Es bedeutet nichts Gutes für eine Krimifolge, wenn man sie sich ansieht, zwei Tage später darüber schreiben soll und denkt: «Äh, worum gings?» Dabei sehe ich Kommissarin Lenski und ihren Kollegen Raczek gern, die sind nämlich, optisch betrachtet, das aktuell schönste Kommissaren-Team. Bringen wir also die Handlung schnell hinter uns: Mädchen, tot in der Oder / wer wars / falsche Spur / richtige Spur / falsche Spur war auch richtig / zwei Fliegen mit einer Klappe, hurra. Das ist sehbar und absehbar und vergessbar.
Wenden wir uns deshalb jetzt wichtigeren Dingen zu: dem heutigen Abstimmungssonntag. Wir stimmen darüber ab, ob es zulässig ist, Bezüger von IV-Leistungen zu bespitzeln und diesen «Detektiven» mehr Rechte als der Polizei einzuräumen. Natürlich zahlt kein Steuerzahler gern Geld für Betrüger. Fünf Prozent der IV-Bezüger sind es gemäss Forschungsberichten. 2017 sind das 420 Millionen Franken fälschlich ausbezahlter Renten für 10 900 Menschen. Das klingt nach viel Geld – wirkt aber lächerlich, wenn man es mit anderen Budgets vergleicht: Die Armee etwa hat uns 68 288 Millionen gekostet und dabei über 45 Millionen nur als Spesen auf den Kopf gehauen.

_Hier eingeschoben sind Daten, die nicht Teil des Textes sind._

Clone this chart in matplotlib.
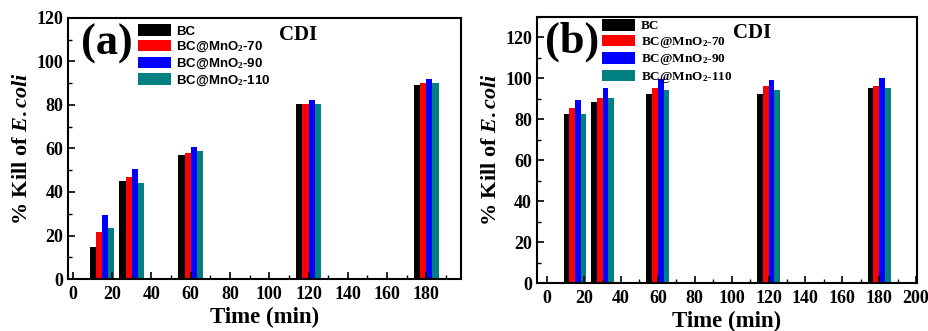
import numpy as np
import matplotlib
matplotlib.use("Agg")
import matplotlib.pyplot as plt
from matplotlib.ticker import MultipleLocator

plt.rcParams['font.family'] = 'Liberation Serif'
plt.rcParams['font.weight'] = 'bold'
plt.rcParams['mathtext.fontset'] = 'custom'
plt.rcParams['mathtext.it'] = 'Liberation Serif:italic:bold'
plt.rcParams['mathtext.rm'] = 'Liberation Serif:bold'

times = [15, 30, 60, 120, 180]
labels = ['BC', 'BC@MnO$_2$-70', 'BC@MnO$_2$-90', 'BC@MnO$_2$-110']
colors = ['black', 'red', 'blue', '#008080']

# panel (a)
a_bc = [14.7, 44.9, 56.9, 80.2, 89.0]
a_70 = [21.5, 46.9, 57.8, 80.2, 90.0]
a_90 = [29.3, 50.7, 60.7, 82.1, 92.0]
a_110 = [23.4, 44.1, 58.7, 80.2, 90.0]

# panel (b)
b_bc = [82.5, 88.2, 92.1, 92.1, 95.2]
b_70 = [85.5, 90.2, 95.0, 96.2, 96.2]
b_90 = [89.3, 95.2, 99.4, 99.1, 100.0]
b_110 = [82.5, 90.2, 94.2, 94.2, 95.2]

fig = plt.figure(figsize=(9.29, 3.31), dpi=100)
ax1 = fig.add_axes([0.0732, 0.157, 0.4228, 0.789])
ax2 = fig.add_axes([0.578, 0.145, 0.409, 0.805])

w = 3.1
x = np.array(times)


def draw(ax, series, legfont, legloc, tag, tagpos, cdipos):
    for i, (vals, c, lab) in enumerate(zip(series, colors, labels)):
        ax.bar(x + (i - 1.5) * w, vals, width=w, color=c, label=lab)
    ax.xaxis.set_major_locator(MultipleLocator(20))
    ax.xaxis.set_minor_locator(MultipleLocator(10))
    ax.yaxis.set_major_locator(MultipleLocator(20))
    ax.yaxis.set_minor_locator(MultipleLocator(10))
    ax.tick_params(which='both', direction='in', labelsize=13)
    ax.tick_params(axis='x', pad=5)
    ax.tick_params(which='major', length=5, width=1.2)
    ax.tick_params(which='minor', length=3, width=1)
    for s in ax.spines.values():
        s.set_linewidth(1.5)
    ax.set_xlabel('Time (min)', fontsize=16.5, fontweight='bold', labelpad=3)
    ax.set_ylabel('% Kill of $\\mathit{E.coli}$', fontsize=16, fontweight='bold', labelpad=3)
    leg = ax.legend(loc='upper left', bbox_to_anchor=legloc, frameon=False,
                    prop=legfont, handlelength=2.5, handleheight=0.95,
                    labelspacing=0.17, handletextpad=0.4, borderaxespad=0, borderpad=0)
    leg.set_zorder(5)
    ax.text(tagpos[0], tagpos[1], tag, transform=ax.transAxes, fontsize=32,
            fontweight='bold', ha='center', va='center')
    ax.text(cdipos[0], cdipos[1], 'CDI', transform=ax.transAxes, fontsize=15,
            fontweight='bold', ha='center', va='center')


draw(ax1, [a_bc, a_70, a_90, a_110],
     {'family': 'Liberation Sans', 'weight': 'bold', 'size': 9.5},
     (0.178, 0.975), '(a)', (0.1, 0.9), (0.585, 0.935))
ax1.set_xlim(-2.4, 197.5)
ax1.set_ylim(0, 120)

draw(ax2, [b_bc, b_70, b_90, b_110],
     {'family': 'Liberation Serif', 'weight': 'bold', 'size': 9.5},
     (0.172, 0.99), '(b)', (0.093, 0.905), (0.566, 0.94))
ax2.set_xlim(-5.6, 200.5)
ax2.set_ylim(0, 130)

fig.savefig('out.png', dpi=100)
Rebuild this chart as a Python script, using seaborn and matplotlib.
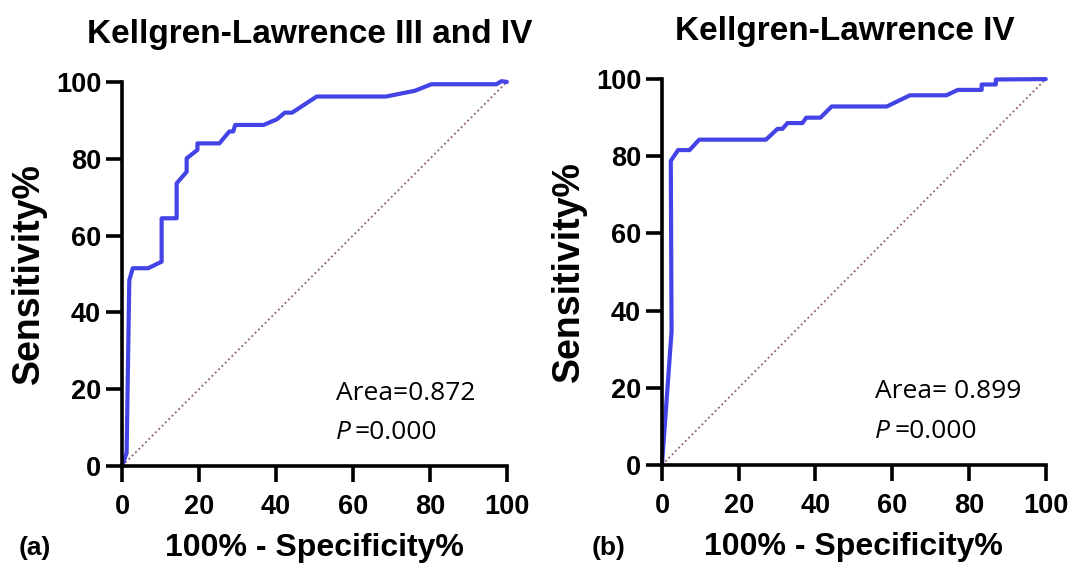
import matplotlib

matplotlib.use("Agg")

import matplotlib.pyplot as plt
import pandas as pd
import seaborn as sns

# ROC points (x = 100% - specificity, y = sensitivity)
fpr_a = [0, 1.2, 1.9, 2.8, 6.8, 10.3, 10.3, 14.2, 14.2, 16.8, 16.8, 19.6, 19.6,
         25.3, 27.9, 28.9, 29.4, 36.8, 40.3, 42.3, 44.2, 50.6, 68.6, 76.1,
         80.4, 97.3, 98.6, 100]
tpr_a = [0, 3.4, 48.4, 51.5, 51.5, 53.2, 64.5, 64.5, 73.6, 76.6, 80.1, 82.3, 84,
         84, 87.1, 87.1, 88.8, 88.8, 90.3, 92, 92, 96.2, 96.2, 97.7,
         99.4, 99.4, 100.2, 100]

fpr_b = [0, 2.5, 2.3, 4.2, 7.2, 9.7, 27.1, 30.1, 31.4, 32.7, 36.6, 37.6, 41.3,
         44.2, 58.6, 64.6, 74.1, 77.1, 83.3, 83.3, 87.0, 87.0, 100]
tpr_b = [0, 34.6, 78.8, 81.6, 81.6, 84.3, 84.3, 87.1, 87.1, 88.6, 88.6, 90, 90,
         92.9, 92.9, 95.8, 95.8, 97.2, 97.2, 98.6, 98.6, 99.9, 100]

titles = ["Kellgren-Lawrence III and IV", "Kellgren-Lawrence IV"]
areas = ["Area=0.872", "Area= 0.899"]
p_text = "=0.000"
panel_tags = ["(a)", "(b)"]
ticks = [0, 20, 40, 60, 80, 100]

LINE_BLUE = "#4343E6"
DIAG = "#8E5E72"

sns.set_style("ticks")
plt.rcParams["font.family"] = ["Liberation Sans", "DejaVu Sans"]
plt.rcParams["font.weight"] = "bold"
plt.rcParams["text.color"] = "black"
plt.rcParams["axes.labelcolor"] = "black"
plt.rcParams["xtick.color"] = "black"
plt.rcParams["ytick.color"] = "black"
plt.rcParams["axes.edgecolor"] = "black"

fig = plt.figure(figsize=(10.72, 5.69), dpi=100)
axes = [fig.add_axes([0.1138, 0.181, 0.359, 0.675]),
        fig.add_axes([0.6175, 0.183, 0.358, 0.678])]

curves = [(fpr_a, tpr_a), (fpr_b, tpr_b)]
tag_x = [0.017, 0.552]
title_x = [0.488, 0.477]
note_font = ["Open Sans", "DejaVu Sans"]

for i, ax in enumerate(axes):
    df = pd.DataFrame({"fpr": curves[i][0], "tpr": curves[i][1]})
    ax.plot([0, 100], [0, 100], linestyle=(0, (1, 1.6)), color=DIAG, linewidth=1.3)
    sns.lineplot(data=df, x="fpr", y="tpr", sort=False, estimator=None,
                 color=LINE_BLUE, linewidth=3.0, ax=ax, clip_on=False)
    ax.set_xlim(0, 100)
    ax.set_ylim(0, 100)
    ax.set_xticks(ticks)
    ax.set_yticks(ticks)
    ax.tick_params(width=2.6, length=11.5, labelsize=19.5)
    ax.tick_params(axis="x", pad=9)
    ax.tick_params(axis="y", pad=3.5)
    for lab in ax.get_xticklabels() + ax.get_yticklabels():
        lab.set_fontweight("bold")
    for side in ["left", "bottom"]:
        ax.spines[side].set_linewidth(2.6)
    sns.despine(ax=ax)
    ax.set_xlabel("100% - Specificity%", fontsize=23, fontweight="bold", labelpad=9)
    ax.set_ylabel("Sensitivity%", fontsize=27, fontweight="bold", labelpad=6)
    ax.set_title(titles[i], fontsize=24, fontweight="bold", pad=28, x=title_x[i])
    ax.text(55.5, 17.3, areas[i], fontsize=19, fontweight="normal", family=note_font)
    ax.text(55.5, 7.0, "P", fontsize=19, fontweight="normal", style="italic",
            family=note_font)
    ax.text(60.5, 7.0, p_text, fontsize=19, fontweight="normal", family=note_font)
    fig.text(tag_x[i], 0.025, panel_tags[i], fontsize=19, fontweight="bold")

fig.savefig("out.png", dpi=100)
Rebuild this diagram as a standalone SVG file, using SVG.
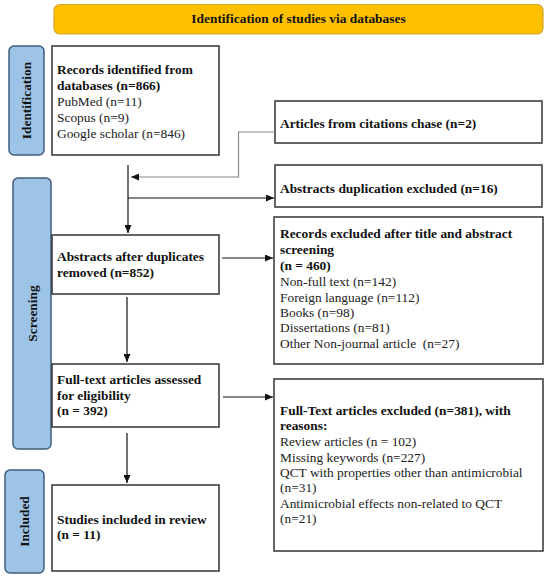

Bleibt die Frage: Wollen Sie lieber in einer Gesellschaft leben, die in Kauf nimmt, zirka 1100 Betrüger durchzufüttern, also 0,01 Prozent der Bevölkerung? Dann stimmen Sie Nein. Oder leben Sie lieber in einer Gesellschaft, die alle Kranke unter Generalverdacht stellt, bespitzelt und die so enstehenden Videos auch gern mal so zusammenschneidet, dass Schwierigkeiten im Alltag wegfallen? Dann stimmen Sie Ja.
Und beten Sie, dass Sie nie chronisch krank werden – und Sie sich nicht in einer lebenslangen Krimifolge wiederfinden, in der Sie höchstpersönlich das Opfer sind.
Polizeiruf 110: «Der Fall Sikorska», 20.15 Uhr, Das Erste, zweieinhalb Sterne von fünf.